▶ [Challenge]: From the entries below, print exactly the span beginning with the line holding "Emit a Python" and ending with the line holding "fig = go.Figure()", endpoints included, and skip any pictures.

▶ [Record set]:
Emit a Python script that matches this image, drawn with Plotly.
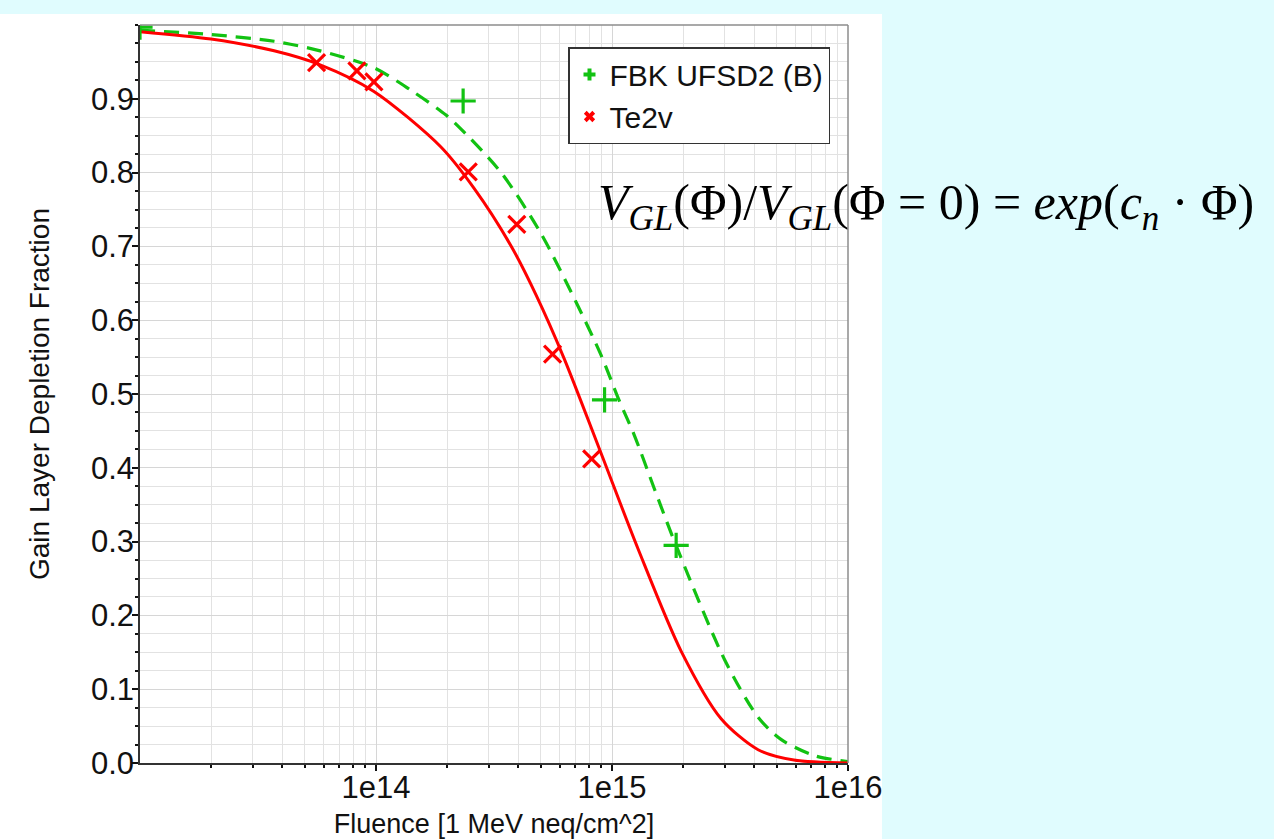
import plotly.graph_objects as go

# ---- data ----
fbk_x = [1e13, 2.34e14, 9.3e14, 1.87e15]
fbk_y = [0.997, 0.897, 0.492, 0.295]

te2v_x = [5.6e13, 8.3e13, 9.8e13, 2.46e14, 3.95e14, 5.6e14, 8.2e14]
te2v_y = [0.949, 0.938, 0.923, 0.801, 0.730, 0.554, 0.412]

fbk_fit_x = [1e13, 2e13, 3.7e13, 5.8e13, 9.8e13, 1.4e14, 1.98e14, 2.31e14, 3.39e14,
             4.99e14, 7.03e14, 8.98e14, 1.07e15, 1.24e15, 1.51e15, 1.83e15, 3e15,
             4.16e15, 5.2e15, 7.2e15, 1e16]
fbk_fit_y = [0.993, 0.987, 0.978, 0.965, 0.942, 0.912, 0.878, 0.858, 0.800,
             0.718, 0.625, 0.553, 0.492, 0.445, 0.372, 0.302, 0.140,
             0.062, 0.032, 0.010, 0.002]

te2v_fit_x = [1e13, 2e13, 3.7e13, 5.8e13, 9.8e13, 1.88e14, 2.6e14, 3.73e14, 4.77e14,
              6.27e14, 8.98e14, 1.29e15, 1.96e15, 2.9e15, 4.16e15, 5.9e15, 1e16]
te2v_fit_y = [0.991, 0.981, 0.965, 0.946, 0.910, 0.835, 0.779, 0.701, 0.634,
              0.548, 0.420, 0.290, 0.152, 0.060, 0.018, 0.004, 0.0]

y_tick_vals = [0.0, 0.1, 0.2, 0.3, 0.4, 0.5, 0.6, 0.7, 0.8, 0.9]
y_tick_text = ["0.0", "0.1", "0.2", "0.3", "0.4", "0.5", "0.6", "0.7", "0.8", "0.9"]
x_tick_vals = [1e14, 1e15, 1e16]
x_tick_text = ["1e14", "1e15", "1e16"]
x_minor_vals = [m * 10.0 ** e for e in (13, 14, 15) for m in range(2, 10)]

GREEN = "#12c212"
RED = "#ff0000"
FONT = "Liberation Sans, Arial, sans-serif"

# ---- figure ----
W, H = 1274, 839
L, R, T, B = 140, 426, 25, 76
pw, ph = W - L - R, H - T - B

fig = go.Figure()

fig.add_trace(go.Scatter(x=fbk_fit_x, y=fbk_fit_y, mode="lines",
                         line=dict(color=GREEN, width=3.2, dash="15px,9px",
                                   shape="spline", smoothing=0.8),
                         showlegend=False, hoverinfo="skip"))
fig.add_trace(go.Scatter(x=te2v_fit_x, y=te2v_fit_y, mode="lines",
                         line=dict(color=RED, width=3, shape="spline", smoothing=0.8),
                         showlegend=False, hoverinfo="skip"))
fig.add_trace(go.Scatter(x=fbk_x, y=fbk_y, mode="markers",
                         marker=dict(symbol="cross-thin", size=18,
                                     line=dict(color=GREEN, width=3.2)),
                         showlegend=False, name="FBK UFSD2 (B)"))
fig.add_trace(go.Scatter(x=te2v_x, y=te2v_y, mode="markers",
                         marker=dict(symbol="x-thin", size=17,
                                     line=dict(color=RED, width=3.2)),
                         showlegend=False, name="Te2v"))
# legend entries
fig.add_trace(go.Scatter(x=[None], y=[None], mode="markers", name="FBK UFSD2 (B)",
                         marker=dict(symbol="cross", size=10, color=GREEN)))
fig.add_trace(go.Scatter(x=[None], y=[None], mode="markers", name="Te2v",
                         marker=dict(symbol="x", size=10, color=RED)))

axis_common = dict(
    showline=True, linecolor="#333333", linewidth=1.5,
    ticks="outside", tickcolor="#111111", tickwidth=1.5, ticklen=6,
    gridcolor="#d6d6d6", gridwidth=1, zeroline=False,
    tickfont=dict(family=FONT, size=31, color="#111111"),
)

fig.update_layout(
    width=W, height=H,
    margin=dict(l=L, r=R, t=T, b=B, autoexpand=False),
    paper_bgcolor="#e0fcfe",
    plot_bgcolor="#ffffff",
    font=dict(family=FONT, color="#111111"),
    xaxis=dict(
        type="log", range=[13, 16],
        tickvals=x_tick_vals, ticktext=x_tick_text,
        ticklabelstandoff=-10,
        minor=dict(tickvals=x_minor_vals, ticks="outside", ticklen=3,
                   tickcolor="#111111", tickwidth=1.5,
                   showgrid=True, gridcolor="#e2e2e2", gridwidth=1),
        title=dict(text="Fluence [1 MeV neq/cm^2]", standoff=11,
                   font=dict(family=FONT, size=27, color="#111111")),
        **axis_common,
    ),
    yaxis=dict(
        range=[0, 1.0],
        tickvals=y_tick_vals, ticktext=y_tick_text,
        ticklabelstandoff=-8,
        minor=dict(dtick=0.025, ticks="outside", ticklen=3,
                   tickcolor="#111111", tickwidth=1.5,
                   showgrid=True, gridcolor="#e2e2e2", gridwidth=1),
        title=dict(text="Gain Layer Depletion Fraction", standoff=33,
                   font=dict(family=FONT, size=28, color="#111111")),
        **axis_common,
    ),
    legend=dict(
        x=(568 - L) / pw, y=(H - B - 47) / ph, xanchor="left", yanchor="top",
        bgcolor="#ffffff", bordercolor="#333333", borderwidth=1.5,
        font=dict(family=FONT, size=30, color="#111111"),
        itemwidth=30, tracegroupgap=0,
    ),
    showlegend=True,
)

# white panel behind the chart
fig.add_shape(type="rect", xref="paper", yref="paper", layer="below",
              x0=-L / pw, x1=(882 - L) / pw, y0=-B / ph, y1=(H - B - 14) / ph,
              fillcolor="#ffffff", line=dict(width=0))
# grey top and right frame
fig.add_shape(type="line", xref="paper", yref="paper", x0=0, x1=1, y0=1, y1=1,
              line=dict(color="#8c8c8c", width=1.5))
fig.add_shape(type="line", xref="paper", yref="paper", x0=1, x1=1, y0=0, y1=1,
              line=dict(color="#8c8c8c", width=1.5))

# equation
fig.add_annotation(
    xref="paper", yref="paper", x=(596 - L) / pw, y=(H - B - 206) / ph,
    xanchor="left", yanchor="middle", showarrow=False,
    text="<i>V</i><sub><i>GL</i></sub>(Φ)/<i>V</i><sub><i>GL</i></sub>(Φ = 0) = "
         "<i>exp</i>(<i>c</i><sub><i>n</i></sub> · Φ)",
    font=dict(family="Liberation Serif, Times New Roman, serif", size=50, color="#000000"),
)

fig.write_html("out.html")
---
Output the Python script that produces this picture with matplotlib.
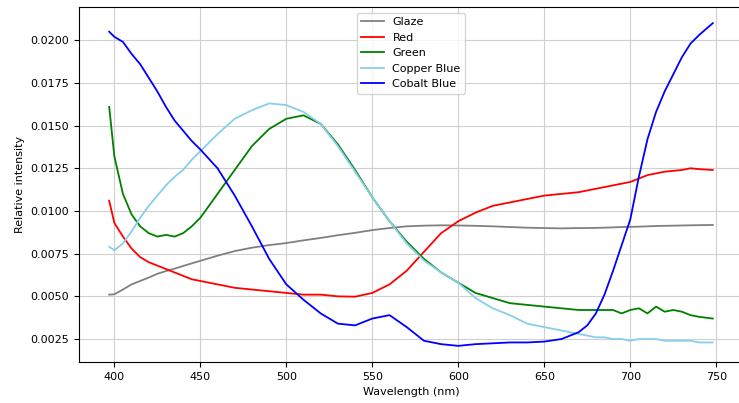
--
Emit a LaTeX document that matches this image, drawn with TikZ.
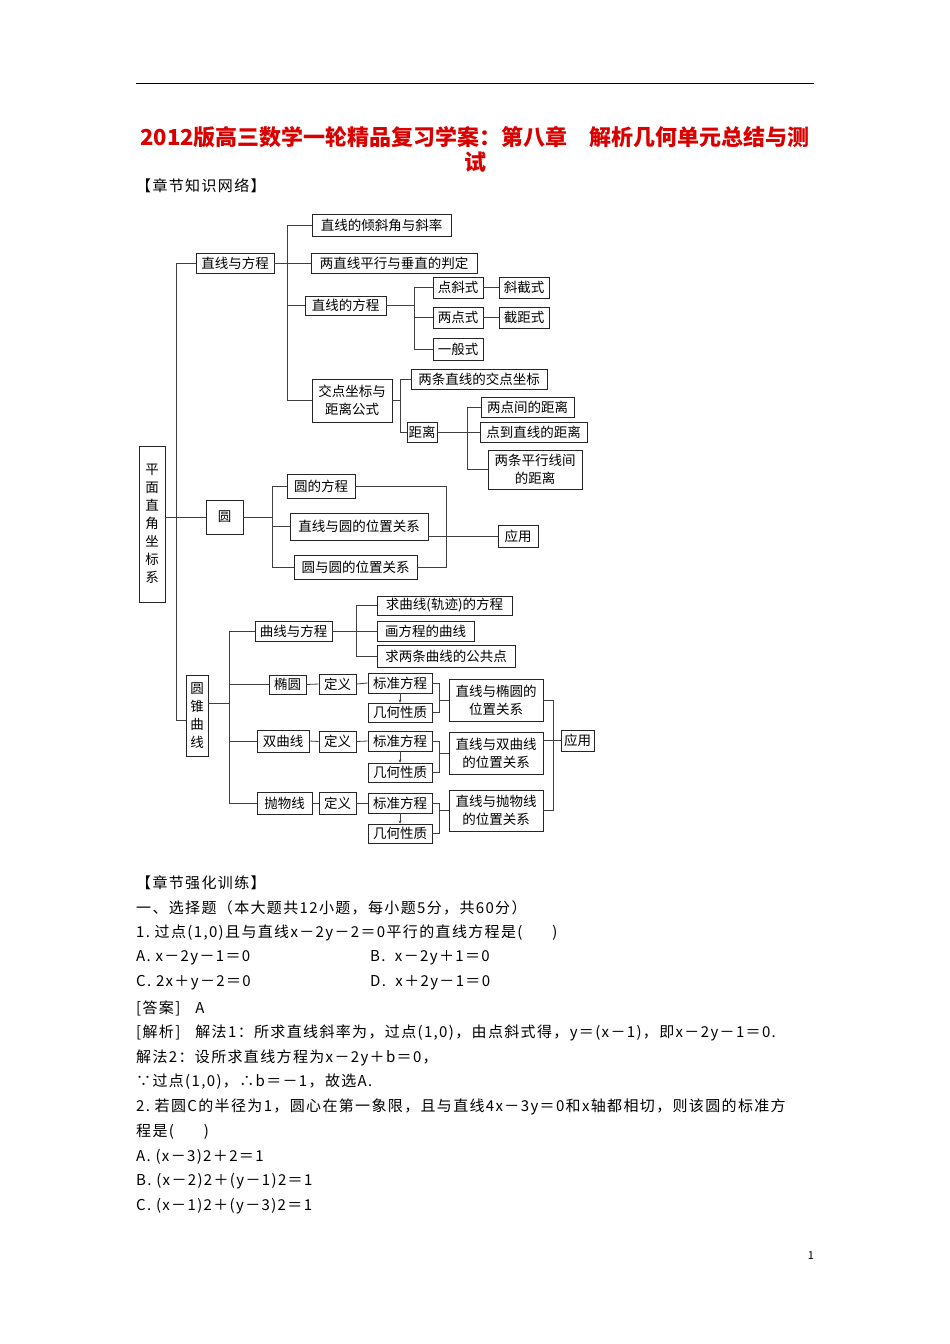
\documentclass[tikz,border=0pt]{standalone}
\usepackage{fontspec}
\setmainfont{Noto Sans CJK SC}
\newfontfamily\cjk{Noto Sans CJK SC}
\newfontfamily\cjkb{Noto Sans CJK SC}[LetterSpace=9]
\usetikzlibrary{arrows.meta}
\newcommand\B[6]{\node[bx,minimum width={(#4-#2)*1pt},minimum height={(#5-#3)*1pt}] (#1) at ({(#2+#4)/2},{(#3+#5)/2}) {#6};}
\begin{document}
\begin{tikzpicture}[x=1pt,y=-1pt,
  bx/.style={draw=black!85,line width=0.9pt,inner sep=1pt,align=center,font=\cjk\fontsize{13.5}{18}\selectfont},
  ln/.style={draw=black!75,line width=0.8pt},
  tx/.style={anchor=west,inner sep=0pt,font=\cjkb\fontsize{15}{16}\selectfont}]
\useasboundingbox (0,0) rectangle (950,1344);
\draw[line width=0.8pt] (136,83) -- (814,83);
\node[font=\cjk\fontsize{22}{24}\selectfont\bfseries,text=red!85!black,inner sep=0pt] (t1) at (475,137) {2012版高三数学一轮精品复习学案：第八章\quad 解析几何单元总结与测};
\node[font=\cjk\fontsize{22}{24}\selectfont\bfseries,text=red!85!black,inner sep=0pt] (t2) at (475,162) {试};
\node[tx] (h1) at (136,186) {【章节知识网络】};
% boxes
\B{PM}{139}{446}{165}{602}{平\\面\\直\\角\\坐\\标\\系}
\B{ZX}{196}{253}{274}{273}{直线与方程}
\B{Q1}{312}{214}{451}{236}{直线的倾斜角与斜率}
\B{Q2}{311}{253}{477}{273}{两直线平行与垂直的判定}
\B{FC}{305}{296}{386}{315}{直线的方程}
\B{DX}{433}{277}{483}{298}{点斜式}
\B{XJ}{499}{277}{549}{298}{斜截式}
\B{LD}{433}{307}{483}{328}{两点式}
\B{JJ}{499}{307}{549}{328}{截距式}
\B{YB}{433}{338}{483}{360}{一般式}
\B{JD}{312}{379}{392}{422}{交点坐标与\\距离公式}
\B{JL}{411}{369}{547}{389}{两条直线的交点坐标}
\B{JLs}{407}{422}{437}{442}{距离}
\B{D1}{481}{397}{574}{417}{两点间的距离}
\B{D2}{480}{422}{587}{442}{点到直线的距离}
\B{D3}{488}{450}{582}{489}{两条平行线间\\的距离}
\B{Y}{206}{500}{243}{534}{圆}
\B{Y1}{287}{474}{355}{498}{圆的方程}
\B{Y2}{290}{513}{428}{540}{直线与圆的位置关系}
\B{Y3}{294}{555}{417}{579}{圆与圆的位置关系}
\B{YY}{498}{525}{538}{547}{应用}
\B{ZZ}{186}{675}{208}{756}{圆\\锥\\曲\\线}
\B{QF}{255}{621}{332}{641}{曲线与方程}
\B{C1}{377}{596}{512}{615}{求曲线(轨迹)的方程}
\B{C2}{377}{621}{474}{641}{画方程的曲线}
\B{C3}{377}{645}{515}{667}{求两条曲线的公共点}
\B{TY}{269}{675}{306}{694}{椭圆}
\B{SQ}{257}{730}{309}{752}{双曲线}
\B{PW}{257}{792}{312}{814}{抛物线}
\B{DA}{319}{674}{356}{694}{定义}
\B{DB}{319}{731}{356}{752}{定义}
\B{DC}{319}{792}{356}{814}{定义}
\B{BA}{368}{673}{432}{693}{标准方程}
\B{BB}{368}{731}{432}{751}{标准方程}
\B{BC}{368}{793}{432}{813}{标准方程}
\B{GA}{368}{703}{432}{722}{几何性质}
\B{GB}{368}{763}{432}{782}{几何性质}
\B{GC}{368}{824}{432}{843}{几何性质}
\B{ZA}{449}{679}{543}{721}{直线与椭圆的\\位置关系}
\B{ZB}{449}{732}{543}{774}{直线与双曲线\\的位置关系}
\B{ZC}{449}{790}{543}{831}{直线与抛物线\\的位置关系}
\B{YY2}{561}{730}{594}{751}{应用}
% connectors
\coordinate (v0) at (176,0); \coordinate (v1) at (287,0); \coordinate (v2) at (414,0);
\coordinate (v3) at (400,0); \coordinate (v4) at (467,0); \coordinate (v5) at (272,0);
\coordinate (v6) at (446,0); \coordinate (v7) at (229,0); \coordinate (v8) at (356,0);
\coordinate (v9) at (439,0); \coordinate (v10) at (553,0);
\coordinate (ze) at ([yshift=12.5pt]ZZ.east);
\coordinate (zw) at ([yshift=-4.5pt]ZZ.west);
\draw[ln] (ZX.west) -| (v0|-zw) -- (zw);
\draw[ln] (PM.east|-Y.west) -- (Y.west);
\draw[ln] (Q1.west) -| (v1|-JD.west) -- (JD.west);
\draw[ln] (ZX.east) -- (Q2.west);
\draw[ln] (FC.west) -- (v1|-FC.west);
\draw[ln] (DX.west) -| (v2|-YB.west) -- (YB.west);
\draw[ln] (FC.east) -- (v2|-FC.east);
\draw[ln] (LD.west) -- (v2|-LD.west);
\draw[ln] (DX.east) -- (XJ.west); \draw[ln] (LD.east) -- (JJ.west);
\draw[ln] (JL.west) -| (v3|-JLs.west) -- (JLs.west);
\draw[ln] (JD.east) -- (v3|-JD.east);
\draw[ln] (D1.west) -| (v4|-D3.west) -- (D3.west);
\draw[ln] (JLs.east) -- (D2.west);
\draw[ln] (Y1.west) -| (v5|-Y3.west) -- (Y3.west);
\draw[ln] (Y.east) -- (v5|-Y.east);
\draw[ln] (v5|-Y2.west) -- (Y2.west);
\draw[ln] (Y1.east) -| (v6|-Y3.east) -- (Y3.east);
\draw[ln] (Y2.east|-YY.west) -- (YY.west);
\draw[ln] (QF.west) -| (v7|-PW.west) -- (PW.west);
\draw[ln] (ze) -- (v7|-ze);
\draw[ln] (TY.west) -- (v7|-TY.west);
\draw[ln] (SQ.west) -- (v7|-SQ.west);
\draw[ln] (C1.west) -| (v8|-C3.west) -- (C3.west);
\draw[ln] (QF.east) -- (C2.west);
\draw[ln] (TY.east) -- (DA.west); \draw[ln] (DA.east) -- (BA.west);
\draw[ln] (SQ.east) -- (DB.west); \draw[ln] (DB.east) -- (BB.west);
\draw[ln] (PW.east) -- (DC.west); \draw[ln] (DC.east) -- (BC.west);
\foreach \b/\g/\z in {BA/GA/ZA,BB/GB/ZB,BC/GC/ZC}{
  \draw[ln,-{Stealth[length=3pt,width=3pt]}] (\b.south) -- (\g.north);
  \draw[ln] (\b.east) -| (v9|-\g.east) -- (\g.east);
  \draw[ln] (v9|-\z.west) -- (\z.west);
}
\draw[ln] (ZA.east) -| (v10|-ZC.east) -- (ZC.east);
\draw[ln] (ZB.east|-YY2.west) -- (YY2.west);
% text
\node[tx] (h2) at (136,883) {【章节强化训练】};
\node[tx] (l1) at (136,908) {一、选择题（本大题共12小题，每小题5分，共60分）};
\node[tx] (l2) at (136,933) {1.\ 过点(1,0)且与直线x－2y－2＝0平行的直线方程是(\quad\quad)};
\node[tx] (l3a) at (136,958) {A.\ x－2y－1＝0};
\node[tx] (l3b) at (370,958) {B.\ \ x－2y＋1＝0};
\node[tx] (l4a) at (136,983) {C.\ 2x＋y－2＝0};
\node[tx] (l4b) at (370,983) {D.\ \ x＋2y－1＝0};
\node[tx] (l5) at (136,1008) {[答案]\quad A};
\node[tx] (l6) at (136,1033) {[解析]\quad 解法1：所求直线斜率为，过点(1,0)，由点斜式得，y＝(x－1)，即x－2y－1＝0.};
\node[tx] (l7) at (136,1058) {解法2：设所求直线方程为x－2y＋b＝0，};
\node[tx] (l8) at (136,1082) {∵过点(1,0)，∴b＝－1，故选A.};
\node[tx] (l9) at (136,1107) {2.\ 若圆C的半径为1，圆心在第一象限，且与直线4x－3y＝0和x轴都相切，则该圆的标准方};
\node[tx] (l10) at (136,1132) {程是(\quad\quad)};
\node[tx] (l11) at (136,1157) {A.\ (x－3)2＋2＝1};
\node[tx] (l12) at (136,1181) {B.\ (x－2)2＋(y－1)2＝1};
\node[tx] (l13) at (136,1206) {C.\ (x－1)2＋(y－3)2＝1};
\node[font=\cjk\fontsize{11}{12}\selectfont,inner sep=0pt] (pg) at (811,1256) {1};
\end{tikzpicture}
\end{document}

▶ [Task solution]:
Emit a Python script that matches this image, drawn with Plotly.
import plotly.graph_objects as go

# ---- data ----
fbk_x = [1e13, 2.34e14, 9.3e14, 1.87e15]
fbk_y = [0.997, 0.897, 0.492, 0.295]

te2v_x = [5.6e13, 8.3e13, 9.8e13, 2.46e14, 3.95e14, 5.6e14, 8.2e14]
te2v_y = [0.949, 0.938, 0.923, 0.801, 0.730, 0.554, 0.412]

fbk_fit_x = [1e13, 2e13, 3.7e13, 5.8e13, 9.8e13, 1.4e14, 1.98e14, 2.31e14, 3.39e14,
             4.99e14, 7.03e14, 8.98e14, 1.07e15, 1.24e15, 1.51e15, 1.83e15, 3e15,
             4.16e15, 5.2e15, 7.2e15, 1e16]
fbk_fit_y = [0.993, 0.987, 0.978, 0.965, 0.942, 0.912, 0.878, 0.858, 0.800,
             0.718, 0.625, 0.553, 0.492, 0.445, 0.372, 0.302, 0.140,
             0.062, 0.032, 0.010, 0.002]

te2v_fit_x = [1e13, 2e13, 3.7e13, 5.8e13, 9.8e13, 1.88e14, 2.6e14, 3.73e14, 4.77e14,
              6.27e14, 8.98e14, 1.29e15, 1.96e15, 2.9e15, 4.16e15, 5.9e15, 1e16]
te2v_fit_y = [0.991, 0.981, 0.965, 0.946, 0.910, 0.835, 0.779, 0.701, 0.634,
              0.548, 0.420, 0.290, 0.152, 0.060, 0.018, 0.004, 0.0]

y_tick_vals = [0.0, 0.1, 0.2, 0.3, 0.4, 0.5, 0.6, 0.7, 0.8, 0.9]
y_tick_text = ["0.0", "0.1", "0.2", "0.3", "0.4", "0.5", "0.6", "0.7", "0.8", "0.9"]
x_tick_vals = [1e14, 1e15, 1e16]
x_tick_text = ["1e14", "1e15", "1e16"]
x_minor_vals = [m * 10.0 ** e for e in (13, 14, 15) for m in range(2, 10)]

GREEN = "#12c212"
RED = "#ff0000"
FONT = "Liberation Sans, Arial, sans-serif"

# ---- figure ----
W, H = 1274, 839
L, R, T, B = 140, 426, 25, 76
pw, ph = W - L - R, H - T - B

fig = go.Figure()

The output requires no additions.